Back

Hosting ParadiseSS13

With the old host stepping down around April 2021, I offered to take up the mantle. Hosting a game server system for thousands of players around the world is not easy, but I took it anyway, because no one else was able to.

To summarise the infrastructure, we have:

18 servers combining physical and virtual machines, spanning 10 datacentres over 3 continents (North America, Europe and Australia), and 4 providers (ReliableSite, Oracle Cloud, Hetzner, OVH)
A mix of custom written and industry standard software, including but not limited to
- Proxmox VE Hypervisor
- pfSense Router
- MariaDB
- Redis
- Apache Webserve
  - MediaWiki
  - Invision Community
- tgstation-server
- The full Elasticsearch/Logstash/Kibana stack
- GitLab
- PRTG Network Monitor (network map)
- HAproxy

The main hypervisor is located in New York, to aid connectivity of North America, and runs most of the core systems over several VMs.

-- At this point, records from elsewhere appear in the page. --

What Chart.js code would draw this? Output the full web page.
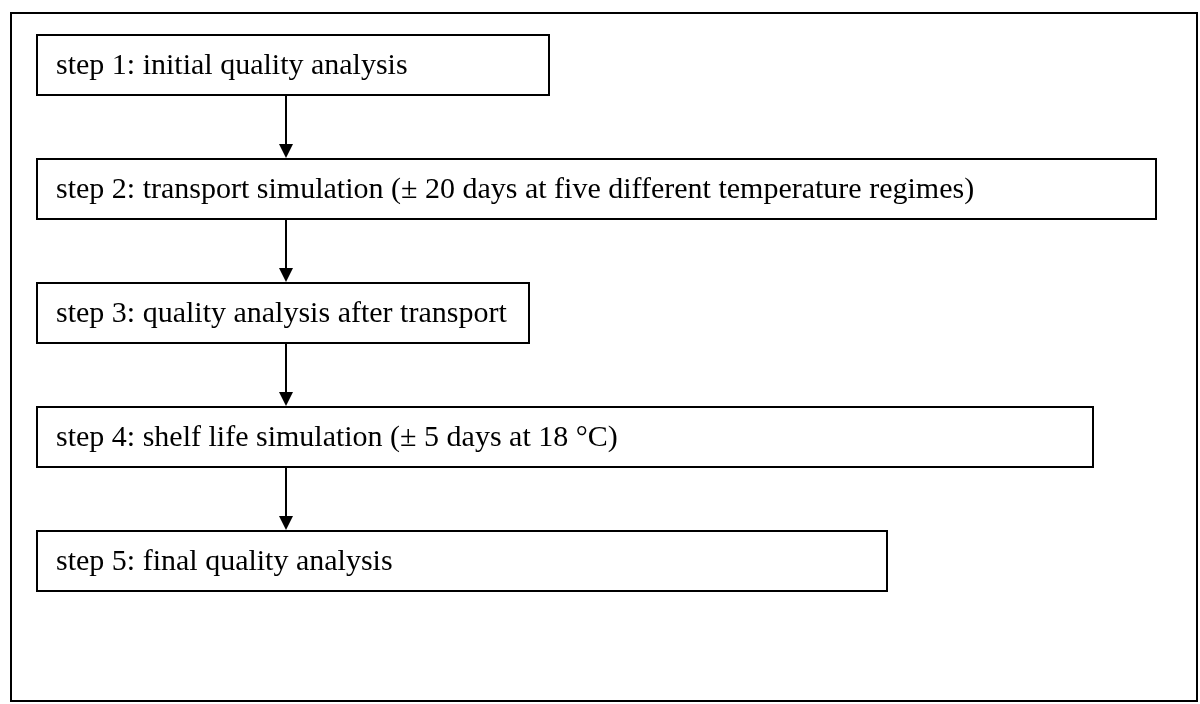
<!DOCTYPE html>
<html>
<head>
<meta charset="utf-8">
<script src="https://cdn.jsdelivr.net/npm/chart.js@4.4.1/dist/chart.umd.min.js"></script>
<style>
  html, body { margin: 0; padding: 0; background: #fff; }
  #wrap { width: 1200px; height: 704px; position: relative; }
</style>
</head>
<body>
<div id="wrap"><canvas id="flow"></canvas></div>
<script>
// steps of the procedure (one box each)
const steps = [
    'step 1: initial quality analysis',
    'step 2: transport simulation (\u00b1 20 days at five different temperature regimes)',
    'step 3: quality analysis after transport',
    'step 4: shelf life simulation (\u00b1 5 days at 18 \u00b0C)',
    'step 5: final quality analysis'
];
// box length of each step on the x scale
const boxLength = [514, 1121, 494, 1058, 852];
// where the arrows join the boxes, on the x scale
const arrowAt = [250, 250, 250, 250];

// outer frame
const framePlugin = {
    id: 'frame',
    beforeDraw(chart) {
        const ctx = chart.ctx;
        ctx.save();
        ctx.fillStyle = '#fff';
        ctx.fillRect(0, 0, chart.width, chart.height);
        ctx.strokeStyle = '#000';
        ctx.lineWidth = 2;
        ctx.strokeRect(11, 13, 1186, 688);
        ctx.restore();
    }
};

// labels inside the boxes and arrows between them
const flowPlugin = {
    id: 'flow',
    afterDatasetsDraw(chart) {
        const ctx = chart.ctx;
        const meta = chart.getDatasetMeta(0);
        const xs = chart.scales.x;
        ctx.save();
        ctx.fillStyle = '#000';
        ctx.font = '30px "Liberation Serif"';
        ctx.textBaseline = 'middle';
        ctx.textAlign = 'left';
        meta.data.forEach((bar, i) => {
            const p = bar.getProps(['base', 'y', 'height'], true);
            ctx.fillText(steps[i], p.base + 20, p.y + 1);
        });
        ctx.strokeStyle = '#000';
        ctx.lineWidth = 2;
        for (let i = 0; i < meta.data.length - 1; i++) {
            const a = meta.data[i].getProps(['y', 'height'], true);
            const b = meta.data[i + 1].getProps(['y', 'height'], true);
            const x = xs.getPixelForValue(arrowAt[i]);
            const y0 = a.y + a.height / 2;
            const y1 = b.y - b.height / 2;
            ctx.beginPath();
            ctx.moveTo(x, y0);
            ctx.lineTo(x, y1 - 12);
            ctx.stroke();
            ctx.beginPath();
            ctx.moveTo(x - 7, y1 - 14);
            ctx.lineTo(x + 7, y1 - 14);
            ctx.lineTo(x, y1);
            ctx.closePath();
            ctx.fill();
        }
        ctx.restore();
    }
};

new Chart(document.getElementById('flow'), {
    type: 'bar',
    data: {
        labels: steps,
        datasets: [{
            data: boxLength.map(v => [0, v]),
            backgroundColor: '#fff',
            borderColor: '#000',
            borderWidth: 2,
            borderSkipped: false,
            categoryPercentage: 1,
            barPercentage: 0.5
        }]
    },
    options: {
        indexAxis: 'y',
        responsive: true,
        maintainAspectRatio: false,
        animation: false,
        layout: { padding: { left: 36, right: 43, top: 3, bottom: 81 } },
        plugins: { legend: { display: false }, tooltip: { enabled: false } },
        scales: {
            x: { type: 'linear', min: 0, max: 1121, display: false },
            y: { display: false }
        }
    },
    plugins: [framePlugin, flowPlugin]
});
</script>
</body>
</html>
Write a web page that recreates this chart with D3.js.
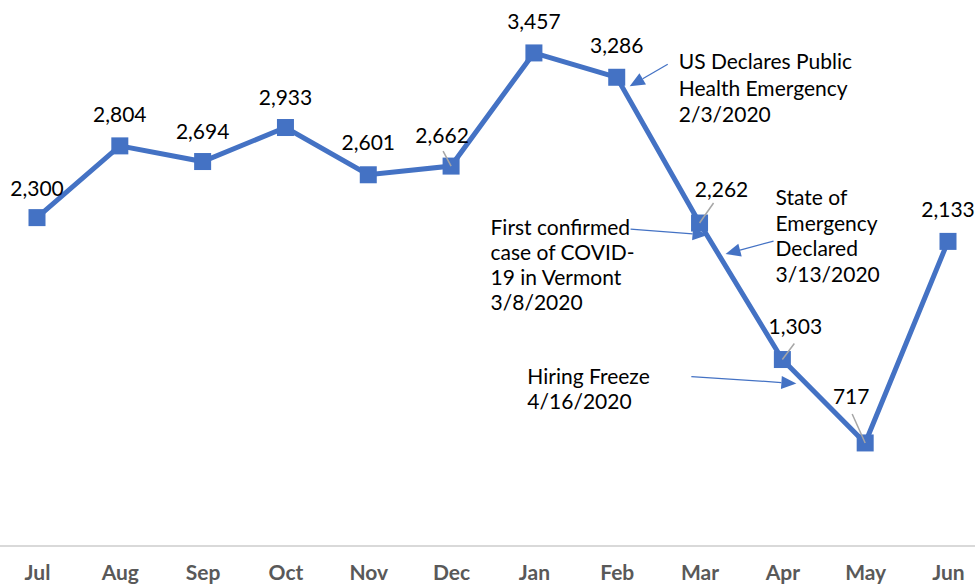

These are:

The router VM (pfSense)
- Provides a firewall, NAT for the rest of the VMs, and an OpenVPN server for management tasks to remove the need to have management ports exposed.
The core VM (Ubuntu Server)
- Runs the database, redis server, several pieces of custom written internal tooling, and is the centralised data hub for the rest of the infrastructure.
The webserver VM (Ubuntu Server)
- Runs the webserver, and thats it.
- This is its own VM for security reasons as webapps are a large attack vector.
The game VM (Windows Server Core)
- Runs the gameserver, and thats it.
- his is in its own VM due to a windows requirement and separation for maximum performance.
The analytics VM (Ubuntu Server)
- Runs the Elastic stack for analysis of logs and metrics.
- This is in its own VM so I can delegate control to someone with Elastic certifications, and put a hard limit on Elasticsearch storage.
The GitLab VM (Ubuntu Server)
- Runs GitLab, and thats it.
- This is its own VM for security reasons with the GitLab runner, and for resource confinement as GitLab likes to consume lots of resources
The monitoring VM (Windows Server Core)
- Runs the PRTG web service and PRTG probe.
- This is in its own VM due to a windows requirement and not wanting to bog down the game VM.
The stats frontend VM (Ubuntu Server)
- Runs a custom stats page for game stats.
- This is in its own VM so I can delegate it to the stats page developer to make managing python modules and CD easier.

All VMs are accessible only via the management VPN to aid in security. No management ports are exposed to the internet. Each VM is assigned to specific cores (IE - forcefully mapped to physical cores instead of just allocated X cores) on the hypervisor to avoid any resource conflicts due to usage overlap. This aids in performance incredibly.

The other main server here is the offsite backup, located in Germany for maximum geo-resilience. This takes snapshots of core directories (SQL backups, game logs, webserver files) daily, allowing for history. The backups are done on a pull-system as opposed to the system, with the backup server having read access to the servers it needs to backup from, rather than the systems needing to be backed up having write access to the backup server. This way, if the primary server gets compromised either by network or an attack on the provider itself (the backup server is with a separate provider), there is no way to wipe out the backup data as it cannot even see it, let alone perform write or delete operations on it.

The remaining servers in each regions are proxy nodes. As well as the main server in New York being able to take incoming connections, there are relays situated in the following regions:

US-West (California)
US-East (Virginia)
UK (London)
EU-West (France)
EU-Central (Poland)
Australia (Sydney)

Users have a choice to connect to these relays as opposed to the main server if they are geographically far away from New York, as it has a reduction in latency. The user's ISP only has to route to the nearest region as opposed to potentially over several oceans, allowing for a more optimised route. Furthermore, all traffic from the relays to the main aggregator is on the same network (OVH Private Backbone), allowing for a more optimised and less-congested route around the world, as routing between datacentres owned by the same company is drastically better than from a home ISP around the world. These servers run HAproxy to wrap the game traffic inside the proxy protocol, and then forward it to the gameserver while preserving the source IP. This is then decoded by the router VM and forwarded onto the gameserver VM.

This relay system could be accomplished with existing cloud PaaS systems such as AWS Global Accelerator, however that would cost ~$400 USD a month with the traffic we shift, and this VM solution costs <$30 USD a month.